好,有空来贴其他电影的,谢鲁鸣兄捧场:)
楼下关于变态的争论很有意思。我在想艺术里的“变态”之所以有可观性,也许是因为这种“变态”实际上是一种常态,只不过还没有被道德认可,所以人类从一出生就没有正面他的机会(是被教育不去正面)。艺术的“变态”很多最终会成为“常态”,就象“巴黎最后的探戈”里面的后庭花以及同性恋等种种。呵呵
不过,如果母子恋成这样,那么比利时的父亲囚禁亲生女儿并生育后代的事情,除了女儿被强迫这个违反人性的情节,就可以被理解和接受吗?很多年前就听说过有兄妹姐弟申请结婚权利,呵呵,都怎么解释呢
照这么说, 普鲁斯特在同性恋中担任MALE一角? 有意思。不过金大师的性取向没问题呀,呵呵。
先说点老普:普鲁斯特是同性恋,小说中他的女友阿尔贝蒂娜,是以生活中的男友为原型的。他既然对女人没兴趣,却又处处写到,最喜欢女人穿红色的dress,大红的最好,粉红的次之。和金庸喜欢女人穿绿一样,都是异乎寻常的迷恋。
不喜欢Isabelle Huppert? 嗯, 有个性:)
"老陀,超级自虐狂。普鲁斯特,同性恋,恋物癖,加一点SM。卡夫卡,迫害妄想狂。"这段评论精当, 什么时候发挥一下写篇文章给我们看啊.
有一种说法,通过极端的,异常的,病态的人物和行为,更容易进入人的心灵深处,进入那些更真实,更本质,但处于自觉的抑制和不情愿的压制下的欲望世界。对艺术家而言,这是一条达到深刻的最直捷的道路。假如像萨德这些人是无意识的话,近代以来的一些作家,则是有目的的选择。不管有意还是无意,最伟大的作家和艺术家中,相当一部分是非常病态的。老陀,超级自虐狂。普鲁斯特,同性恋,恋物癖,加一点SM。卡夫卡,迫害妄想狂。
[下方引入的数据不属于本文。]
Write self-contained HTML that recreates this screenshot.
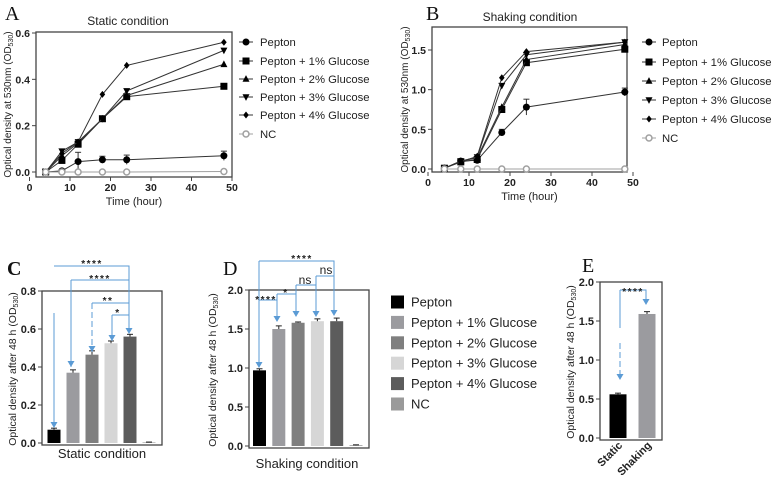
<!DOCTYPE html>
<html><head><meta charset="utf-8"><style>
html,body{margin:0;padding:0;background:#fff;width:777px;height:479px;overflow:hidden}
svg{display:block;font-family:"Liberation Sans",Arial,sans-serif}
</style></head><body>
<svg id="fig" width="777" height="479" viewBox="0 0 777 479"></svg>
<script>
// ---------- data ----------
const times = [4, 8, 12, 18, 24, 48];
const seriesNames = ["Pepton", "Pepton + 1% Glucose", "Pepton + 2% Glucose", "Pepton + 3% Glucose", "Pepton + 4% Glucose", "NC"];
const staticPepton = [0, 0.005, 0.045, 0.053, 0.053, 0.07];
const static1 = [0, 0.05, 0.12, 0.23, 0.325, 0.37];
const static2 = [0, 0.07, 0.125, 0.23, 0.33, 0.465];
const static3 = [0, 0.09, 0.13, 0.23, 0.35, 0.525];
const static4 = [0, 0.08, 0.13, 0.335, 0.46, 0.56];
const staticNC = [0, 0, 0, 0, 0, 0.002];
const staticPeptonErr = [0, 0.005, 0.04, 0.015, 0.02, 0.02];
const shakePepton = [0.01, 0.1, 0.11, 0.46, 0.78, 0.97];
const shake1 = [0.01, 0.09, 0.12, 0.75, 1.34, 1.51];
const shake2 = [0.01, 0.1, 0.14, 0.78, 1.38, 1.57];
const shake3 = [0.01, 0.1, 0.15, 1.05, 1.44, 1.6];
const shake4 = [0.01, 0.09, 0.16, 1.15, 1.48, 1.6];
const shakeNC = [0, 0, 0, 0, 0, 0];
const shakePeptonErr = [0, 0.01, 0.02, 0.04, 0.1, 0.05];
const barCats = ["Pepton", "Pepton + 1% Glucose", "Pepton + 2% Glucose", "Pepton + 3% Glucose", "Pepton + 4% Glucose", "NC"];
const barColors = ["#000000", "#9b9b9f", "#7f7f7f", "#d6d6d6", "#5c5c5c", "#9a9a9a"];
const staticBars = [0.07, 0.37, 0.465, 0.525, 0.56, 0.003];
const staticBarErr = [0.008, 0.015, 0.02, 0.012, 0.012, 0.002];
const shakeBars = [0.97, 1.5, 1.58, 1.6, 1.6, 0.01];
const shakeBarErr = [0.02, 0.04, 0.01, 0.03, 0.04, 0.005];
const eCats = ["Static", "Shaking"];
const eBars = [0.56, 1.59];
const eErr = [0.015, 0.03];
const ticksA = [0, 0.2, 0.4, 0.6];
const ticksB = [0, 0.5, 1.0, 1.5];
const ticksX = [0, 10, 20, 30, 40, 50];
const ticksC = [0, 0.2, 0.4, 0.6, 0.8];
const ticksD = [0, 0.5, 1.0, 1.5, 2.0];

// ---------- helpers ----------
const NS = "http://www.w3.org/2000/svg";
const svg = document.getElementById("fig");
function mk(tag, attrs, parent) {
  const e = document.createElementNS(NS, tag);
  for (const k in attrs) e.setAttribute(k, attrs[k]);
  (parent || svg).appendChild(e);
  return e;
}
function txt(s, attrs, parent) { const t = mk("text", attrs, parent); t.textContent = s; return t; }
function lin(d0, d1, r0, r1) { return v => r0 + (v - d0) * (r1 - r0) / (d1 - d0); }
const BLUE = "#5b9bd5";

function marker(g, type, x, y, s) {
  let e;
  if (type === 0) e = mk("circle", {cx: x, cy: y, r: s, fill: "#000"}, g);
  else if (type === 1) e = mk("rect", {x: x - s, y: y - s, width: 2 * s, height: 2 * s, fill: "#000"}, g);
  else if (type === 2) e = mk("path", {d: `M${x},${y - s * 1.1}L${x + s},${y + s * 0.8}L${x - s},${y + s * 0.8}Z`, fill: "#000"}, g);
  else if (type === 3) e = mk("path", {d: `M${x},${y + s * 1.1}L${x + s},${y - s * 0.8}L${x - s},${y - s * 0.8}Z`, fill: "#000"}, g);
  else if (type === 4) e = mk("path", {d: `M${x},${y - s}L${x + s * 0.8},${y}L${x},${y + s}L${x - s * 0.8},${y}Z`, fill: "#000"}, g);
  else e = mk("circle", {cx: x, cy: y, r: s * 0.85, fill: "#fff", stroke: "#a0a0a0", "stroke-width": 1.5}, g);
  return e;
}

function yLabel(x, cy, size) {
  const t = mk("text", {transform: `translate(${x},${cy}) rotate(-90)`, "text-anchor": "middle", "font-size": size, fill: "#222"});
  
  
  return t;
}
function addOD(t, prefix) {
  t.appendChild(document.createTextNode(prefix + " (OD"));
  const s = document.createElementNS(NS, "tspan"); s.setAttribute("font-size", "7"); s.setAttribute("dy", "2"); s.textContent = "530"; t.appendChild(s);
  const s2 = document.createElementNS(NS, "tspan"); s2.setAttribute("dy", "-2"); s2.textContent = ")"; t.appendChild(s2);
}

// ---------- line panels ----------
function linePanel(o) {
  const g = mk("g", {});
  
  
  const X = lin(10, 50, o.x10, o.x50), Y = lin(0, o.yt, o.y0, o.yT);
  const letter = txt(o.letter, {x: o.lx, y: 20, "font-family": "Liberation Serif, serif", "font-size": 20, fill: "#111"}, g);
  
  
  const title = txt(o.title, {x: o.tx, y: o.ty, "text-anchor": "middle", "font-size": 12, fill: "#222"}, g);
  
  
  const box = mk("rect", {x: o.bl, y: o.bt, width: o.br - o.bl, height: o.bb - o.bt, fill: "none", stroke: "#444", "stroke-width": 1.3}, g);
  
  
  o.yticks.forEach(v => {
    mk("line", {x1: o.bl - 4, x2: o.bl, y1: Y(v), y2: Y(v), stroke: "#444"}, g);
    const t = txt(v.toFixed(1), {x: o.bl - 6, y: Y(v) + 4, "text-anchor": "end", "font-size": 10.5, "font-weight": "bold", fill: "#222"}, g);
    
    
  });
  ticksX.forEach(v => {
    mk("line", {x1: X(v), x2: X(v), y1: o.bb, y2: o.bb + 4, stroke: "#444"}, g);
    const t = txt(String(v), {x: X(v), y: o.bb + 14, "text-anchor": "middle", "font-size": 10.5, "font-weight": "bold", fill: "#222"}, g);
    
    
  });
  const xt = txt("Time (hour)", {x: (o.bl + o.br) / 2, y: o.bb + 28, "text-anchor": "middle", "font-size": 11, fill: "#222"}, g);
  
  
  const yl = yLabel(o.ylx, (o.bt + o.bb) / 2, 10);
  addOD(yl, "Optical density at 530nm");
  o.series.forEach((s, i) => {
    const sg = mk("g", {}, g);
    
    
    const col = i === 5 ? "#a0a0a0" : "#333";
    const pts = times.map((t, j) => X(t) + "," + Y(s[j])).join(" ");
    const pl = mk("polyline", {points: pts, fill: "none", stroke: col, "stroke-width": 1}, sg);
    
    
    if (i === 0) {
      o.err.forEach((e, j) => {
        if (e > 0) {
          mk("line", {x1: X(times[j]), x2: X(times[j]), y1: Y(s[j] - e), y2: Y(s[j] + e), stroke: "#333"}, sg);
          mk("line", {x1: X(times[j]) - 3, x2: X(times[j]) + 3, y1: Y(s[j] + e), y2: Y(s[j] + e), stroke: "#333"}, sg);
        }
      });
    }
    times.forEach((t, j) => {
      const m = marker(sg, i, X(t), Y(s[j]), 3.5);
      
      
    });
  });
  seriesNames.forEach((n, i) => {
    const y = o.legY[i];
    const lg = mk("g", {}, g);
    
    
    mk("line", {x1: o.legX - 7, x2: o.legX + 7, y1: y, y2: y, stroke: i === 5 ? "#a0a0a0" : "#333"}, lg);
    marker(lg, i, o.legX, y, 3.5);
    txt(n, {x: o.legTx, y: y + 4, "font-size": 11.3, fill: "#222"}, lg);
  });
}
linePanel({name: "panel-a-static-line-chart", letter: "A", lx: 5, title: "Static condition", tx: 128, ty: 25,
  x10: 70, x50: 232, y0: 172, yT: 33, yt: 0.6, bl: 36, br: 232, bt: 32, bb: 177, yticks: ticksA,
  ylx: 11, series: [staticPepton, static1, static2, static3, static4, staticNC], err: staticPeptonErr,
  legX: 246, legTx: 260, legY: [42, 61, 79, 97, 115, 134]});
linePanel({name: "panel-b-shaking-line-chart", letter: "B", lx: 426, title: "Shaking condition", tx: 530, ty: 21,
  x10: 469, x50: 633, y0: 169, yT: 50, yt: 1.5, bl: 432, br: 627, bt: 27, bb: 172, yticks: ticksB,
  ylx: 408, series: [shakePepton, shake1, shake2, shake3, shake4, shakeNC], err: shakePeptonErr,
  legX: 649, legTx: 662, legY: [42, 62, 81, 100, 119, 138]});

// ---------- bar panels ----------
function barPanel(o) {
  const g = mk("g", {});
  
  
  const Y = lin(0, o.ymax, o.y0, o.yT);
  const letter = txt(o.letter, {x: o.lx, y: o.ly, "font-family": "Liberation Serif, serif", "font-size": 20, fill: "#111", "font-weight": o.letter === "C" ? "bold" : "normal"}, g);
  
  
  const box = mk("rect", {x: o.bl, y: o.yT, width: o.br - o.bl, height: o.y0 - o.yT + 2, fill: "none", stroke: "#444", "stroke-width": 1.3}, g);
  
  
  o.yticks.forEach(v => {
    mk("line", {x1: o.bl - 4, x2: o.bl, y1: Y(v), y2: Y(v), stroke: "#444"}, g);
    const t = txt(v.toFixed(1), {x: o.bl - 6, y: Y(v) + 4, "text-anchor": "end", "font-size": 11, "font-weight": "bold", fill: "#222"}, g);
    
    
  });
  const yl = yLabel(o.ylx, (o.yT + o.y0) / 2 + 2, 10.5);
  addOD(yl, "Optical density after 48 h ");
  o.vals.forEach((v, i) => {
    const cx = o.x0 + i * o.step;
    const b = mk("rect", {x: cx - o.bw / 2, y: Y(v), width: o.bw, height: o.y0 - Y(v), fill: o.colors[i]}, g);
    
    
    const e = o.err[i];
    mk("line", {x1: cx, x2: cx, y1: Y(v), y2: Y(v + e), stroke: "#222"}, g);
    mk("line", {x1: cx - 3, x2: cx + 3, y1: Y(v + e), y2: Y(v + e), stroke: "#222"}, g);
  });
  if (o.xtitle) {
    const t = txt(o.xtitle, {x: o.xtx, y: o.xty, "text-anchor": "middle", "font-size": 13, fill: "#222"}, g);
    
    
  }
  return g;
}
const gc = barPanel({name: "panel-c-static-bars", letter: "C", lx: 7, ly: 275, ymax: 0.8, y0: 443, yT: 291, bl: 42, br: 162,
  yticks: ticksC, ylx: 16, vals: staticBars, err: staticBarErr, cats: barCats, colors: barColors, x0: 54, step: 19, bw: 13,
  xtitle: "Static condition", xtx: 102, xty: 458});
const gd = barPanel({name: "panel-d-shaking-bars", letter: "D", lx: 223, ly: 275, ymax: 2.0, y0: 446, yT: 290, bl: 249, br: 369,
  yticks: ticksD, ylx: 216, vals: shakeBars, err: shakeBarErr, cats: barCats, colors: barColors, x0: 259.5, step: 19.3, bw: 13,
  xtitle: "Shaking condition", xtx: 307, xty: 468});
const ge = barPanel({name: "panel-e-comparison-bars", letter: "E", lx: 582, ly: 272, ymax: 2.0, y0: 438, yT: 282, bl: 600, br: 662,
  yticks: ticksD, ylx: 574, vals: eBars, err: eErr, cats: eCats, colors: ["#000", "#9b9b9f"], x0: 618, step: 29, bw: 17});
eCats.forEach((c, i) => {
  const x = 618 + i * 29;
  const t = txt(c, {transform: `translate(${x + 5},${446}) rotate(-45)`, "text-anchor": "end", "font-size": 11, "font-weight": "bold", fill: "#222"}, ge);
  
  
});

// legend D
barCats.forEach((c, i) => {
  const y = 302 + i * 20.4;
  const lg = mk("g", {});
  
  
  mk("rect", {x: 391, y: y - 6.5, width: 13, height: 13, fill: barColors[i]}, lg);
  txt(c, {x: 411, y: y + 4.5, "font-size": 13, fill: "#222"}, lg);
});

// ---------- significance annotations ----------
function path(d, dashed, parent) {
  const p = mk("path", {d: d, fill: "none", stroke: BLUE, "stroke-width": 1, "stroke-dasharray": dashed ? "6,3" : "none"}, parent);
  
  
  return p;
}
function arrow(x, y, parent) {
  const a = mk("path", {d: `M${x - 3.5},${y - 6}L${x + 3.5},${y - 6}L${x},${y}Z`, fill: BLUE}, parent);
  
  
}
function star(s, x, y, parent) {
  const t = txt(s, {x: x, y: y, "text-anchor": "middle", "font-size": s === "ns" ? 12 : 10, "font-weight": s === "ns" ? "normal" : "bold", fill: "#222", "letter-spacing": s === "ns" ? 0 : 1.5}, parent);
  
  
}
// C
path("M54,266H129V328", false, gc); arrow(129, 334, gc);
path("M71,280H129", false, gc); path("M71,280V367", false, gc); arrow(71, 367, gc);
path("M92,303H129", false, gc); path("M92,303V352", true, gc); arrow(92, 352, gc);
path("M112,315H129", false, gc); path("M112,315V341", false, gc); arrow(112, 341, gc);
path("M54,313V422", false, gc); arrow(54, 428, gc);
star("****", 92, 267, gc); star("****", 100, 282, gc); star("**", 108, 304, gc); star("*", 118, 316, gc);
// D
path("M259,261H334V310", false, gd); arrow(334, 316, gd);
path("M259,261V362", false, gd); arrow(259, 368, gd);
path("M316,276H334", false, gd); path("M316,276V311", false, gd); arrow(316, 317, gd);
path("M296,285H316", false, gd); path("M296,285V311", false, gd); arrow(296, 317, gd);
path("M277,294H296", false, gd); path("M277,294V316", false, gd); arrow(277, 322, gd);
path("M259,300H277", false, gd);
star("****", 302, 262, gd); star("ns", 326, 274, gd); star("ns", 305, 284, gd); star("*", 286, 296, gd); star("****", 266, 303, gd);
// E
path("M620,290H646V299", false, ge); arrow(646, 305, ge);
path("M620,290V328", false, ge); path("M620,343V374", true, ge); arrow(620, 380, ge);
star("****", 633, 295, ge);
</script>
</body></html>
《我的母亲》我没看过,但你的影评我懂。类似的影片,Liliana Cavani 导演的The Night porter一直觉得不错, Charlotte Rampling太感性了。比 Isabelle Huppert好。 Isabelle Huppert的电影后来看多了,就不太喜欢她了。